AIM ->
Extract from the entries below, exactly as given, only the lines from the line containing "Write the D3.js code for this chart." to the line containing "0.468, 0.53, 0.595];", both lines included.

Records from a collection
* * * * *

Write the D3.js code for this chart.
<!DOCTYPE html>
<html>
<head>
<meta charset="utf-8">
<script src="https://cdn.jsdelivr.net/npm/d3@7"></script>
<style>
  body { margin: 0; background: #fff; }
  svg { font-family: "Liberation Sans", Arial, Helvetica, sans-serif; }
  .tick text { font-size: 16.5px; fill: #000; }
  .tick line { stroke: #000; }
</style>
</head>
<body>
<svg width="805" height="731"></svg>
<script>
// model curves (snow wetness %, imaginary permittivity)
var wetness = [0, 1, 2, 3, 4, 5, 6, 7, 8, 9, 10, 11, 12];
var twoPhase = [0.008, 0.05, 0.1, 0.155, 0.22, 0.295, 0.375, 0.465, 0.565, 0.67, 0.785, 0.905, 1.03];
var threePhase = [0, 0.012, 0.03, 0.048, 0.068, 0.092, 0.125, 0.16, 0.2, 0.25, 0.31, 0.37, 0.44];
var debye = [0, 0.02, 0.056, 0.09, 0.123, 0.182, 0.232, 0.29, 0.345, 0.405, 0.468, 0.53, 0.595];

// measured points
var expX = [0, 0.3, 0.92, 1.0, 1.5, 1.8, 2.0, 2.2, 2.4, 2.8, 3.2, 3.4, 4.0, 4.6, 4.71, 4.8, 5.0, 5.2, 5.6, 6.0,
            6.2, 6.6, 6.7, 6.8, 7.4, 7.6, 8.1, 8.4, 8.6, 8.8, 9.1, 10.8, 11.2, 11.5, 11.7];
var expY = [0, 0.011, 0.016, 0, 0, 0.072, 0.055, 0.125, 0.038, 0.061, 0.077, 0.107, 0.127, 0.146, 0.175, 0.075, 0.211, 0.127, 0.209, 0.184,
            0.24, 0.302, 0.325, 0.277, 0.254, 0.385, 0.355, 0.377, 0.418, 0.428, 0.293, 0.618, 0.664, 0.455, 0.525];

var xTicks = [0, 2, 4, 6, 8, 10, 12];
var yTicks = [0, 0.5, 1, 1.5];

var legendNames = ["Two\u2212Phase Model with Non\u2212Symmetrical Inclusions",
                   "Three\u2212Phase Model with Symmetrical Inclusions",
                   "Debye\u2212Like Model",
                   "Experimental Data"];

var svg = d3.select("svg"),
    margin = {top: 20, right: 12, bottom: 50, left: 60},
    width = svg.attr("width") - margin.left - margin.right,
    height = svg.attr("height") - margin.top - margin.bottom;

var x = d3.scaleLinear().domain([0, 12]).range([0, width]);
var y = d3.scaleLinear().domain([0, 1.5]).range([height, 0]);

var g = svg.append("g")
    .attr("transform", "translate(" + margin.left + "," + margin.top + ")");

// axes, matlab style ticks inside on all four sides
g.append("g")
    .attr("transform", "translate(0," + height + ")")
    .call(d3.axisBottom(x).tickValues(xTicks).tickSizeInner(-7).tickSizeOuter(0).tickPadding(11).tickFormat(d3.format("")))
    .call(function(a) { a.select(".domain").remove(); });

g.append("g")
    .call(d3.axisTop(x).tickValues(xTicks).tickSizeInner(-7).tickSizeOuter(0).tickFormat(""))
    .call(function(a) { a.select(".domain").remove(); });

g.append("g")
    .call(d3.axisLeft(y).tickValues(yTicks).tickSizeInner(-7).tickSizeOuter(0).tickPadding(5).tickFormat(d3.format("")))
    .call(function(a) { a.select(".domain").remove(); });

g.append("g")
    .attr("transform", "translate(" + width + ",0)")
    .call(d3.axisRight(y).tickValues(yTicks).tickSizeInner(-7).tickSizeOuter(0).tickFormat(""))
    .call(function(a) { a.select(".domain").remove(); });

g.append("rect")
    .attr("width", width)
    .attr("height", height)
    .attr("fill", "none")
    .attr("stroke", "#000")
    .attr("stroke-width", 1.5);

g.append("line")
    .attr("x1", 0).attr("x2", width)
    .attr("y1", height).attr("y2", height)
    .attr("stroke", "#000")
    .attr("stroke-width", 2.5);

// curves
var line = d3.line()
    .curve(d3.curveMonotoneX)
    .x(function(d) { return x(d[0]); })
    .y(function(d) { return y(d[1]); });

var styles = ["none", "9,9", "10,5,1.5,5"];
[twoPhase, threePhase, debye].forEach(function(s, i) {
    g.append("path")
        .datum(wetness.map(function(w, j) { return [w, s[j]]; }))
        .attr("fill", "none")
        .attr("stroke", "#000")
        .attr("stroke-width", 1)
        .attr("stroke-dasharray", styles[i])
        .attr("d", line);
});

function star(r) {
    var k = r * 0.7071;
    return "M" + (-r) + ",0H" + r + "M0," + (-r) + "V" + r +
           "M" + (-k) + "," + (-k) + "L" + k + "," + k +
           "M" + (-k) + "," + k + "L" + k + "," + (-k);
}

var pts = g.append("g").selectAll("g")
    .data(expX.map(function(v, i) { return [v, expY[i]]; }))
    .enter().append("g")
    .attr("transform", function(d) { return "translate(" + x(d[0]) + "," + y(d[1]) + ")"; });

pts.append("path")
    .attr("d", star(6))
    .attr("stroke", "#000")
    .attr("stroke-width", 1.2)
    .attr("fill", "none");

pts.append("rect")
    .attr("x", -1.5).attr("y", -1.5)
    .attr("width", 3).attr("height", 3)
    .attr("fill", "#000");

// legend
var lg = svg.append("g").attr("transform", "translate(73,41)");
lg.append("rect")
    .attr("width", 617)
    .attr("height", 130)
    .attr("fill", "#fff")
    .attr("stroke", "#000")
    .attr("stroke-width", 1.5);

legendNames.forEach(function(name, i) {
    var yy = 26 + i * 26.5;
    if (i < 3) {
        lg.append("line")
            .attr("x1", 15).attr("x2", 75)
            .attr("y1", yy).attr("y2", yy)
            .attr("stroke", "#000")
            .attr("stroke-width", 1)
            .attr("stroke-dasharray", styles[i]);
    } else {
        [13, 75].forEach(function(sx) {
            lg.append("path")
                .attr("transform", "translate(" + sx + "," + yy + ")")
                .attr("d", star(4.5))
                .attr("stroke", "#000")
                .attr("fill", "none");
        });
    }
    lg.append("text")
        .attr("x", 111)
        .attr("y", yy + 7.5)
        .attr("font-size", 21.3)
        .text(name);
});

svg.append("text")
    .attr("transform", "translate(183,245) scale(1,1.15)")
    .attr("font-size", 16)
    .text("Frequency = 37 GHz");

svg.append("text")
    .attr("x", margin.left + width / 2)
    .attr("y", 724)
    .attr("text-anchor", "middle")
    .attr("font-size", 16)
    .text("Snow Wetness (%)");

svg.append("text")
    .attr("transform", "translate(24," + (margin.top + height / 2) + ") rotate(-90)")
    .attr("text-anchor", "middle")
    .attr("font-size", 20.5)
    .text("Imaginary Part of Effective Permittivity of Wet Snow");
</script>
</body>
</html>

* * * * *

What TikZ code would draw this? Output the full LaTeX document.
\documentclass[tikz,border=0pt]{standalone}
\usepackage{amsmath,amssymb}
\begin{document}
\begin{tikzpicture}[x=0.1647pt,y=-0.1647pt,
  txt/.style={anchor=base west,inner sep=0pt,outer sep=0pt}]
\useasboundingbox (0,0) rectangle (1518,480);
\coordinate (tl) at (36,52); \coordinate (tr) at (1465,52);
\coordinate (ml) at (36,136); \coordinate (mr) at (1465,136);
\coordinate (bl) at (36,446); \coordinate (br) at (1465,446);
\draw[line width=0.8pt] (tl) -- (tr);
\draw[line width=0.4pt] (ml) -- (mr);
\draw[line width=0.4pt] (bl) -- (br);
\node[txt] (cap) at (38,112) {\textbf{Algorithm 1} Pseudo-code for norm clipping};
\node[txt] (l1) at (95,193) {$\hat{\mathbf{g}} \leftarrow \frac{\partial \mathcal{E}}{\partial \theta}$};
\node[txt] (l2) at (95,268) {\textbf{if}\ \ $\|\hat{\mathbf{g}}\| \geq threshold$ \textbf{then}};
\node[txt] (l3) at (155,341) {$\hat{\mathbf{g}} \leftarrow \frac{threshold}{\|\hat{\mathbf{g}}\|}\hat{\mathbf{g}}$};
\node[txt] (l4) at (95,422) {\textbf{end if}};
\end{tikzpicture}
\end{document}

* * * * *

SOLUTION TO THE PROBLEM ->
Write the D3.js code for this chart.
<!DOCTYPE html>
<html>
<head>
<meta charset="utf-8">
<script src="https://cdn.jsdelivr.net/npm/d3@7"></script>
<style>
  body { margin: 0; background: #fff; }
  svg { font-family: "Liberation Sans", Arial, Helvetica, sans-serif; }
  .tick text { font-size: 16.5px; fill: #000; }
  .tick line { stroke: #000; }
</style>
</head>
<body>
<svg width="805" height="731"></svg>
<script>
// model curves (snow wetness %, imaginary permittivity)
var wetness = [0, 1, 2, 3, 4, 5, 6, 7, 8, 9, 10, 11, 12];
var twoPhase = [0.008, 0.05, 0.1, 0.155, 0.22, 0.295, 0.375, 0.465, 0.565, 0.67, 0.785, 0.905, 1.03];
var threePhase = [0, 0.012, 0.03, 0.048, 0.068, 0.092, 0.125, 0.16, 0.2, 0.25, 0.31, 0.37, 0.44];
var debye = [0, 0.02, 0.056, 0.09, 0.123, 0.182, 0.232, 0.29, 0.345, 0.405, 0.468, 0.53, 0.595];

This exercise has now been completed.